— Start Extracted material —

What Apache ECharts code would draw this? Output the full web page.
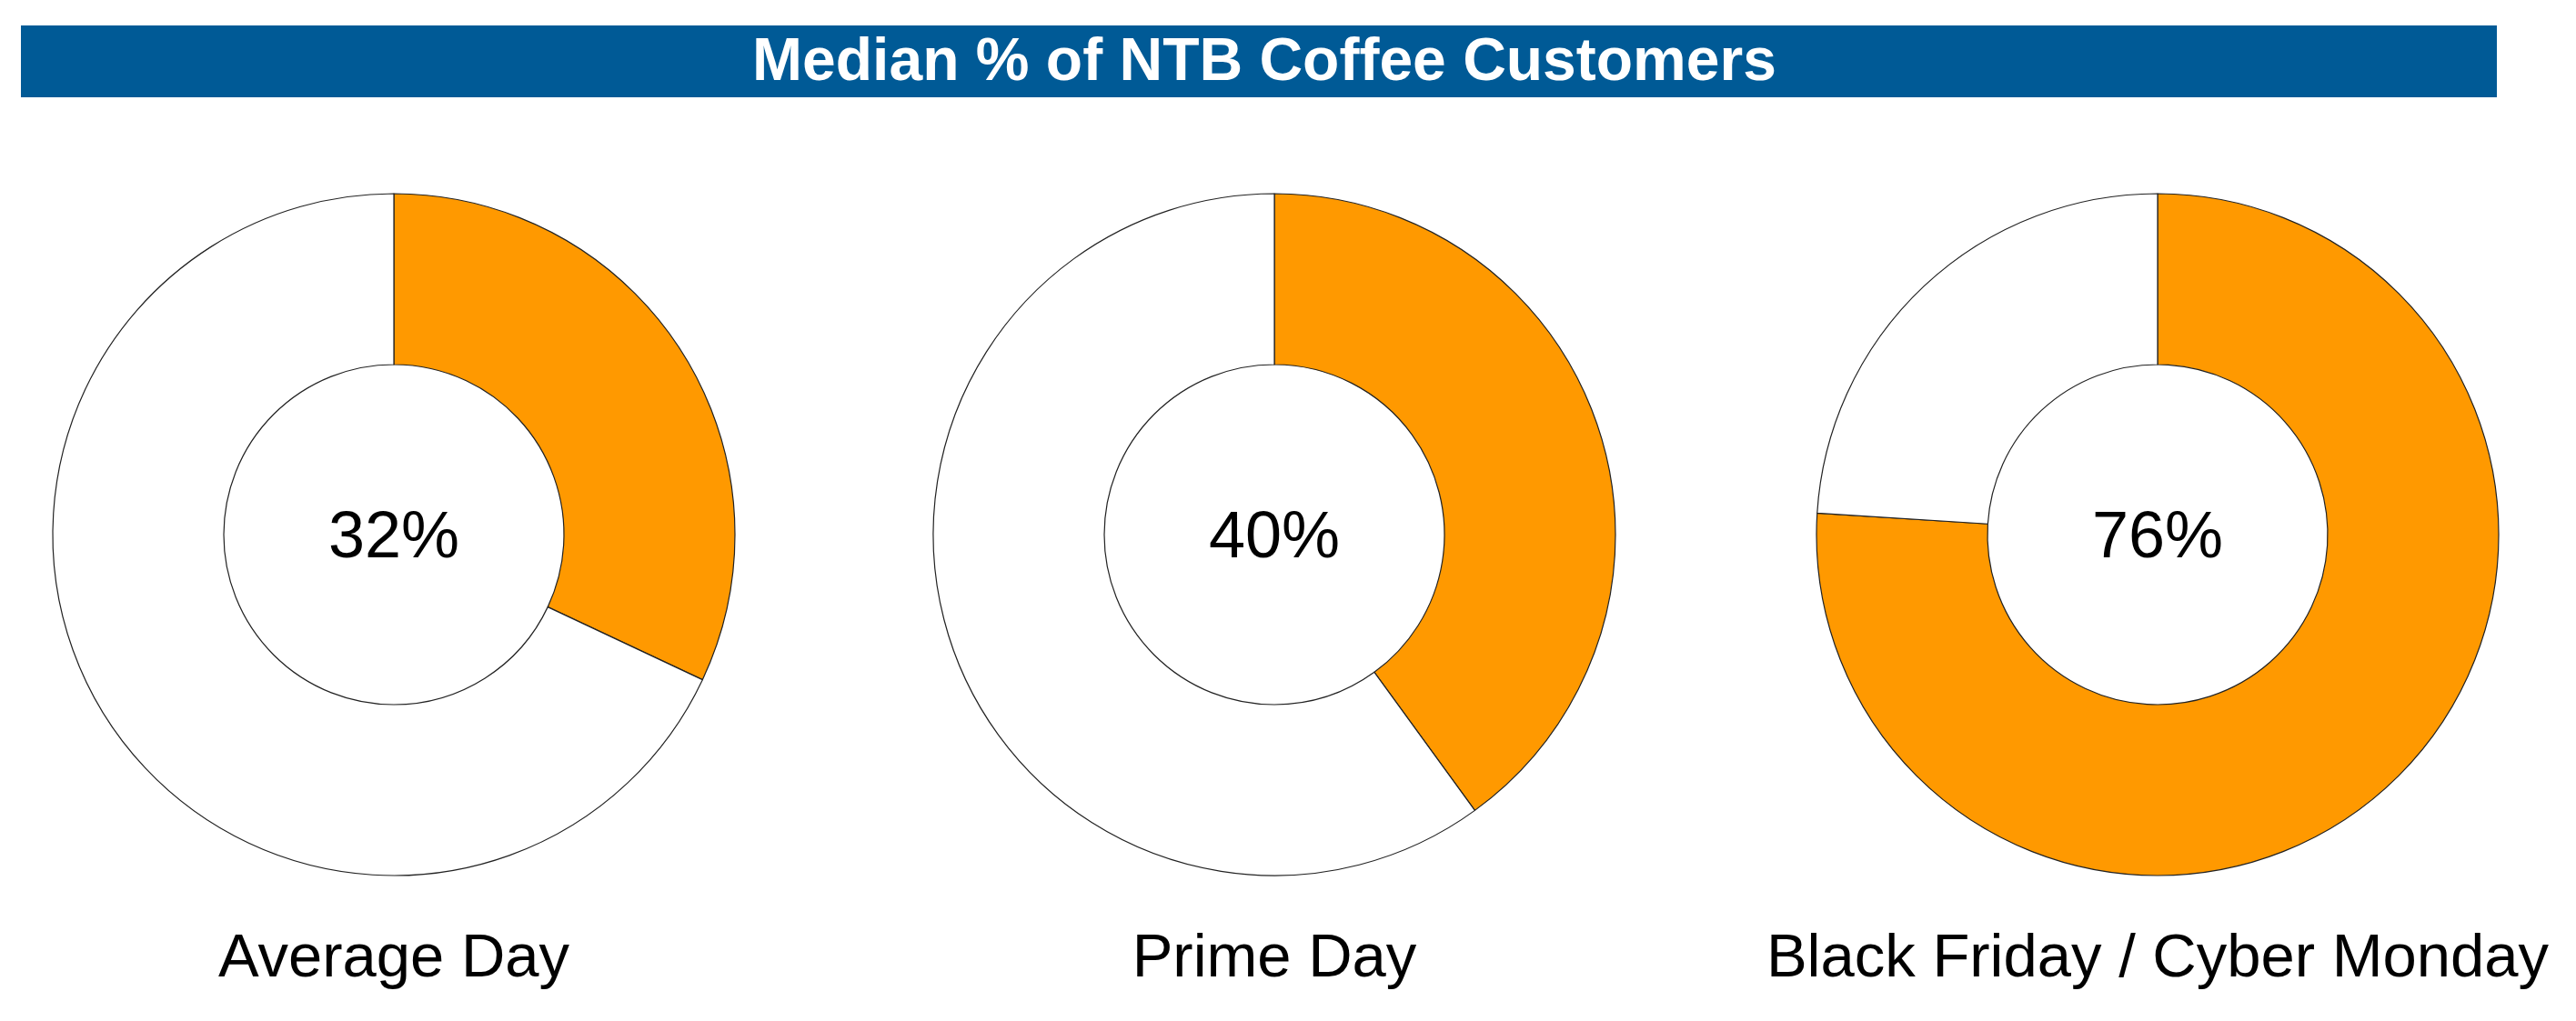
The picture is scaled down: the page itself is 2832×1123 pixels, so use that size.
<!DOCTYPE html>
<html>
<head>
<meta charset="utf-8">
<script src="https://cdn.jsdelivr.net/npm/echarts@6/dist/echarts.min.js"></script>
<style>
html,body{margin:0;padding:0;background:#fff;}
#chart{width:2832px;height:1123px;}
</style>
</head>
<body>
<div id="chart"></div>
<script>
const chartTitle = "Median % of NTB Coffee Customers";
const categories = ["Average Day", "Prime Day", "Black Friday / Cyber Monday"];
const ntbValues = [32, 40, 76];
const restValues = [68, 60, 24];

const centersX = [433, 1401, 2372];
const centerY = 588;
const FONT = '"Liberation Sans", Arial, sans-serif';

const chart = echarts.init(document.getElementById('chart'), null, {renderer: 'canvas'});

const series = categories.map((cat, i) => ({
  type: 'pie',
  center: [centersX[i], centerY],
  radius: [187, 375],
  startAngle: 90,
  clockwise: true,
  silent: true,
  animation: false,
  avoidLabelOverlap: false,
  itemStyle: {borderColor: '#222', borderWidth: 1.2},
  emphasis: {disabled: true},
  labelLine: {show: false},
  data: [
    {value: ntbValues[i], name: cat, itemStyle: {color: '#FF9900'},
     label: {show: true, position: 'center', formatter: '{c}%', color: '#000',
             fontSize: 72, fontFamily: FONT, offset: [0, 5]}},
    {value: restValues[i], name: 'Other', itemStyle: {color: '#FFFFFF'}, label: {show: false}}
  ]
}));

const graphics = [
  {type: 'rect', shape: {x: 23, y: 28, width: 2722, height: 79}, style: {fill: '#005A96'}, silent: true},
  {type: 'text', x: 1390, y: 70, style: {text: chartTitle, fill: '#FFFFFF', font: 'bold 66px ' + FONT, textAlign: 'center', textVerticalAlign: 'middle'}, silent: true}
];
categories.forEach((cat, i) => {
  graphics.push({type: 'text', x: centersX[i], y: 1056,
    style: {text: cat, fill: '#000', font: '67px ' + FONT, textAlign: 'center', textVerticalAlign: 'middle'}, silent: true});
});

chart.setOption({
  backgroundColor: '#FFFFFF',
  animation: false,
  series: series,
  graphic: graphics
});
</script>
</body>
</html>
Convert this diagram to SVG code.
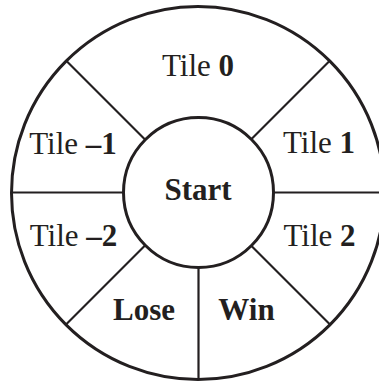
<svg xmlns="http://www.w3.org/2000/svg" width="379" height="383" viewBox="0 0 379 383">
<style>
.ring{fill:#fff;stroke:#231f20;stroke-width:3}
.sep{stroke:#231f20;stroke-width:2.2;fill:none}
text{font-family:"Liberation Serif","Times New Roman",serif;font-size:31px;fill:#231f20;text-anchor:middle}
.b{font-weight:bold}
</style>
<rect width="379" height="383" fill="#fff"/>
<g id="board">
<circle class="ring" cx="198" cy="193" r="186.5"/>
</g>
<g id="connectors">
<line class="sep" x1="145" y1="139.5" x2="66" y2="60.5"/>
<line class="sep" x1="251" y1="139.5" x2="330" y2="60.5"/>
<line class="sep" x1="145" y1="245.5" x2="66" y2="324.5"/>
<line class="sep" x1="251" y1="245.5" x2="330" y2="324.5"/>
<line class="sep" x1="11.5" y1="192.5" x2="123.5" y2="192.5"/>
<line class="sep" x1="272.5" y1="192.5" x2="385" y2="192.5"/>
<line class="sep" x1="198.5" y1="267.5" x2="198.5" y2="380"/>
</g>
<g id="start">
<circle class="ring" cx="198.5" cy="192.5" r="75"/>
<text x="198" y="200" class="b">Start</text>
</g>
<g id="tile0"><text x="198" y="76">Tile <tspan class="b">0</tspan></text></g>
<g id="tile1"><text x="319" y="153">Tile <tspan class="b">1</tspan></text></g>
<g id="tile2"><text x="319.5" y="246">Tile <tspan class="b">2</tspan></text></g>
<g id="tile-1"><text x="73" y="154">Tile <tspan class="b">–1</tspan></text></g>
<g id="tile-2"><text x="73.5" y="246">Tile <tspan class="b">–2</tspan></text></g>
<g id="lose"><text x="144" y="320" class="b">Lose</text></g>
<g id="win"><text x="246.5" y="320" class="b">Win</text></g>
</svg>
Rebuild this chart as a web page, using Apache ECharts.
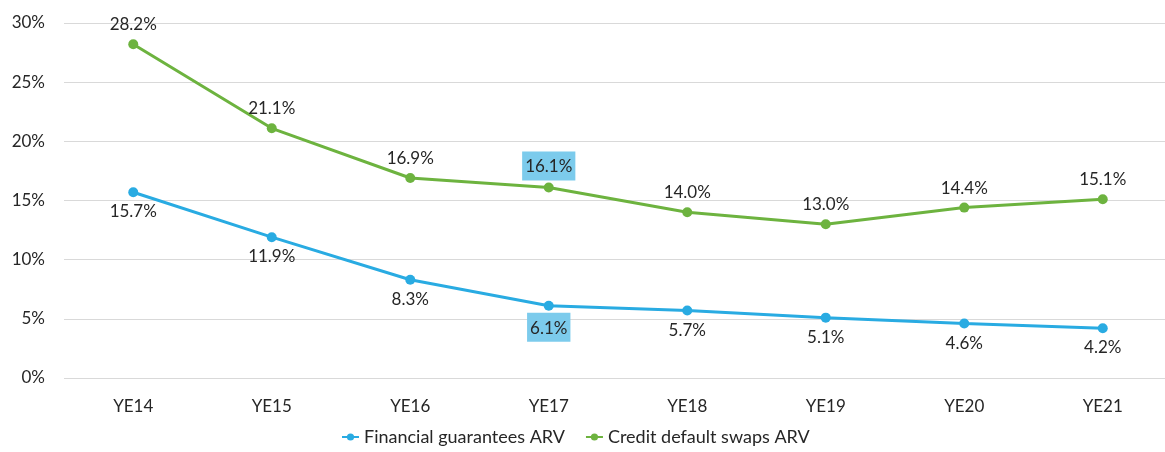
<!DOCTYPE html>
<html>
<head>
<meta charset="utf-8">
<script src="https://cdn.jsdelivr.net/npm/echarts@6/dist/echarts.min.js"></script>
<style>
  html, body { margin: 0; padding: 0; background: #fff; overflow: hidden; }
  /* plot area runs slightly past the right edge of the page */
  #chart { width: 1172px; height: 452px; }
</style>
</head>
<body>
<div id="chart"></div>
<script>
// Year-end categories
const categories = ['YE14', 'YE15', 'YE16', 'YE17', 'YE18', 'YE19', 'YE20', 'YE21'];
// ARV ratios in percent
const financialGuarantees = [15.7, 11.9, 8.3, 6.1, 5.7, 5.1, 4.6, 4.2];
const creditDefaultSwaps = [28.2, 21.1, 16.9, 16.1, 14.0, 13.0, 14.4, 15.1];
// Year with highlighted labels
const highlightIndex = 3;

const FONT = 'Lato, "Open Sans", sans-serif';
const TEXT = '#262626';
const BLUE = '#29abe2';
const GREEN = '#6db33f';
const HILITE = '#7ccbec';

function buildData(values) {
  return values.map((v, i) => {
    const item = { value: v };
    if (i === highlightIndex) {
      item.label = {
        backgroundColor: HILITE,
        padding: [7, 3, 5, 3],
        distance: 2
      };
    }
    return item;
  });
}

const labelStyle = (position) => ({
  show: true,
  position: position,
  distance: 6,
  color: TEXT,
  fontFamily: FONT,
  fontSize: 17,
  formatter: p => p.value.toFixed(1) + '%'
});

const chart = echarts.init(document.getElementById('chart'), null, { renderer: 'canvas' });
chart.setOption({
  animation: false,
  grid: { left: 64, right: 0, top: 23, bottom: 74 },
  legend: {
    left: 336,
    bottom: 1,
    itemGap: 20,
    itemWidth: 17,
    itemHeight: 9,
    textStyle: { fontFamily: FONT, fontSize: 18, color: TEXT },
    data: ['Financial guarantees ARV', 'Credit default swaps ARV']
  },
  xAxis: {
    type: 'category',
    data: categories,
    boundaryGap: true,
    axisLine: { show: false },
    axisTick: { show: false },
    axisLabel: { fontFamily: FONT, fontSize: 17, color: TEXT, margin: 20 }
  },
  yAxis: {
    type: 'value',
    min: 0,
    max: 30,
    interval: 5,
    axisLine: { show: false },
    axisTick: { show: false },
    axisLabel: { fontFamily: FONT, fontSize: 17, color: TEXT, margin: 19, formatter: '{value}%' },
    splitLine: { lineStyle: { color: '#d9d9d9', width: 1 } }
  },
  series: [
    {
      name: 'Financial guarantees ARV',
      type: 'line',
      data: buildData(financialGuarantees),
      color: BLUE,
      lineStyle: { width: 3, color: BLUE },
      symbol: 'circle',
      symbolSize: 10,
      itemStyle: { color: BLUE },
      label: labelStyle('bottom')
    },
    {
      name: 'Credit default swaps ARV',
      type: 'line',
      data: buildData(creditDefaultSwaps),
      color: GREEN,
      lineStyle: { width: 3, color: GREEN },
      symbol: 'circle',
      symbolSize: 10,
      itemStyle: { color: GREEN },
      label: labelStyle('top')
    }
  ]
});
</script>
</body>
</html>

— End Extracted material —

* [Task requirements]: Print the complete listing exactly as it stands, without its pictures.

* [Answer below]:
What Apache ECharts code would draw this? Output the full web page.
The picture is scaled down: the page itself is 2832×1123 pixels, so use that size.
<!DOCTYPE html>
<html>
<head>
<meta charset="utf-8">
<script src="https://cdn.jsdelivr.net/npm/echarts@6/dist/echarts.min.js"></script>
<style>
html,body{margin:0;padding:0;background:#fff;}
#chart{width:2832px;height:1123px;}
</style>
</head>
<body>
<div id="chart"></div>
<script>
const chartTitle = "Median % of NTB Coffee Customers";
const categories = ["Average Day", "Prime Day", "Black Friday / Cyber Monday"];
const ntbValues = [32, 40, 76];
const restValues = [68, 60, 24];

const centersX = [433, 1401, 2372];
const centerY = 588;
const FONT = '"Liberation Sans", Arial, sans-serif';

const chart = echarts.init(document.getElementById('chart'), null, {renderer: 'canvas'});

const series = categories.map((cat, i) => ({
  type: 'pie',
  center: [centersX[i], centerY],
  radius: [187, 375],
  startAngle: 90,
  clockwise: true,
  silent: true,
  animation: false,
  avoidLabelOverlap: false,
  itemStyle: {borderColor: '#222', borderWidth: 1.2},
  emphasis: {disabled: true},
  labelLine: {show: false},
  data: [
    {value: ntbValues[i], name: cat, itemStyle: {color: '#FF9900'},
     label: {show: true, position: 'center', formatter: '{c}%', color: '#000',
             fontSize: 72, fontFamily: FONT, offset: [0, 5]}},
    {value: restValues[i], name: 'Other', itemStyle: {color: '#FFFFFF'}, label: {show: false}}
  ]
}));

const graphics = [
  {type: 'rect', shape: {x: 23, y: 28, width: 2722, height: 79}, style: {fill: '#005A96'}, silent: true},
  {type: 'text', x: 1390, y: 70, style: {text: chartTitle, fill: '#FFFFFF', font: 'bold 66px ' + FONT, textAlign: 'center', textVerticalAlign: 'middle'}, silent: true}
];
categories.forEach((cat, i) => {
  graphics.push({type: 'text', x: centersX[i], y: 1056,
    style: {text: cat, fill: '#000', font: '67px ' + FONT, textAlign: 'center', textVerticalAlign: 'middle'}, silent: true});
});

chart.setOption({
  backgroundColor: '#FFFFFF',
  animation: false,
  series: series,
  graphic: graphics
});
</script>
</body>
</html>
Convert this diagram to SVG code.
<svg xmlns="http://www.w3.org/2000/svg" width="379" height="383" viewBox="0 0 379 383">
<style>
.ring{fill:#fff;stroke:#231f20;stroke-width:3}
.sep{stroke:#231f20;stroke-width:2.2;fill:none}
text{font-family:"Liberation Serif","Times New Roman",serif;font-size:31px;fill:#231f20;text-anchor:middle}
.b{font-weight:bold}
</style>
<rect width="379" height="383" fill="#fff"/>
<g id="board">
<circle class="ring" cx="198" cy="193" r="186.5"/>
</g>
<g id="connectors">
<line class="sep" x1="145" y1="139.5" x2="66" y2="60.5"/>
<line class="sep" x1="251" y1="139.5" x2="330" y2="60.5"/>
<line class="sep" x1="145" y1="245.5" x2="66" y2="324.5"/>
<line class="sep" x1="251" y1="245.5" x2="330" y2="324.5"/>
<line class="sep" x1="11.5" y1="192.5" x2="123.5" y2="192.5"/>
<line class="sep" x1="272.5" y1="192.5" x2="385" y2="192.5"/>
<line class="sep" x1="198.5" y1="267.5" x2="198.5" y2="380"/>
</g>
<g id="start">
<circle class="ring" cx="198.5" cy="192.5" r="75"/>
<text x="198" y="200" class="b">Start</text>
</g>
<g id="tile0"><text x="198" y="76">Tile <tspan class="b">0</tspan></text></g>
<g id="tile1"><text x="319" y="153">Tile <tspan class="b">1</tspan></text></g>
<g id="tile2"><text x="319.5" y="246">Tile <tspan class="b">2</tspan></text></g>
<g id="tile-1"><text x="73" y="154">Tile <tspan class="b">–1</tspan></text></g>
<g id="tile-2"><text x="73.5" y="246">Tile <tspan class="b">–2</tspan></text></g>
<g id="lose"><text x="144" y="320" class="b">Lose</text></g>
<g id="win"><text x="246.5" y="320" class="b">Win</text></g>
</svg>
Rebuild this chart as a web page, using Apache ECharts.
<!DOCTYPE html>
<html>
<head>
<meta charset="utf-8">
<script src="https://cdn.jsdelivr.net/npm/echarts@6/dist/echarts.min.js"></script>
<style>
  html, body { margin: 0; padding: 0; background: #fff; overflow: hidden; }
  /* plot area runs slightly past the right edge of the page */
  #chart { width: 1172px; height: 452px; }
</style>
</head>
<body>
<div id="chart"></div>
<script>
// Year-end categories
const categories = ['YE14', 'YE15', 'YE16', 'YE17', 'YE18', 'YE19', 'YE20', 'YE21'];
// ARV ratios in percent
const financialGuarantees = [15.7, 11.9, 8.3, 6.1, 5.7, 5.1, 4.6, 4.2];
const creditDefaultSwaps = [28.2, 21.1, 16.9, 16.1, 14.0, 13.0, 14.4, 15.1];
// Year with highlighted labels
const highlightIndex = 3;

const FONT = 'Lato, "Open Sans", sans-serif';
const TEXT = '#262626';
const BLUE = '#29abe2';
const GREEN = '#6db33f';
const HILITE = '#7ccbec';

function buildData(values) {
  return values.map((v, i) => {
    const item = { value: v };
    if (i === highlightIndex) {
      item.label = {
        backgroundColor: HILITE,
        padding: [7, 3, 5, 3],
        distance: 2
      };
    }
    return item;
  });
}

const labelStyle = (position) => ({
  show: true,
  position: position,
  distance: 6,
  color: TEXT,
  fontFamily: FONT,
  fontSize: 17,
  formatter: p => p.value.toFixed(1) + '%'
});

const chart = echarts.init(document.getElementById('chart'), null, { renderer: 'canvas' });
chart.setOption({
  animation: false,
  grid: { left: 64, right: 0, top: 23, bottom: 74 },
  legend: {
    left: 336,
    bottom: 1,
    itemGap: 20,
    itemWidth: 17,
    itemHeight: 9,
    textStyle: { fontFamily: FONT, fontSize: 18, color: TEXT },
    data: ['Financial guarantees ARV', 'Credit default swaps ARV']
  },
  xAxis: {
    type: 'category',
    data: categories,
    boundaryGap: true,
    axisLine: { show: false },
    axisTick: { show: false },
    axisLabel: { fontFamily: FONT, fontSize: 17, color: TEXT, margin: 20 }
  },
  yAxis: {
    type: 'value',
    min: 0,
    max: 30,
    interval: 5,
    axisLine: { show: false },
    axisTick: { show: false },
    axisLabel: { fontFamily: FONT, fontSize: 17, color: TEXT, margin: 19, formatter: '{value}%' },
    splitLine: { lineStyle: { color: '#d9d9d9', width: 1 } }
  },
  series: [
    {
      name: 'Financial guarantees ARV',
      type: 'line',
      data: buildData(financialGuarantees),
      color: BLUE,
      lineStyle: { width: 3, color: BLUE },
      symbol: 'circle',
      symbolSize: 10,
      itemStyle: { color: BLUE },
      label: labelStyle('bottom')
    },
    {
      name: 'Credit default swaps ARV',
      type: 'line',
      data: buildData(creditDefaultSwaps),
      color: GREEN,
      lineStyle: { width: 3, color: GREEN },
      symbol: 'circle',
      symbolSize: 10,
      itemStyle: { color: GREEN },
      label: labelStyle('top')
    }
  ]
});
</script>
</body>
</html>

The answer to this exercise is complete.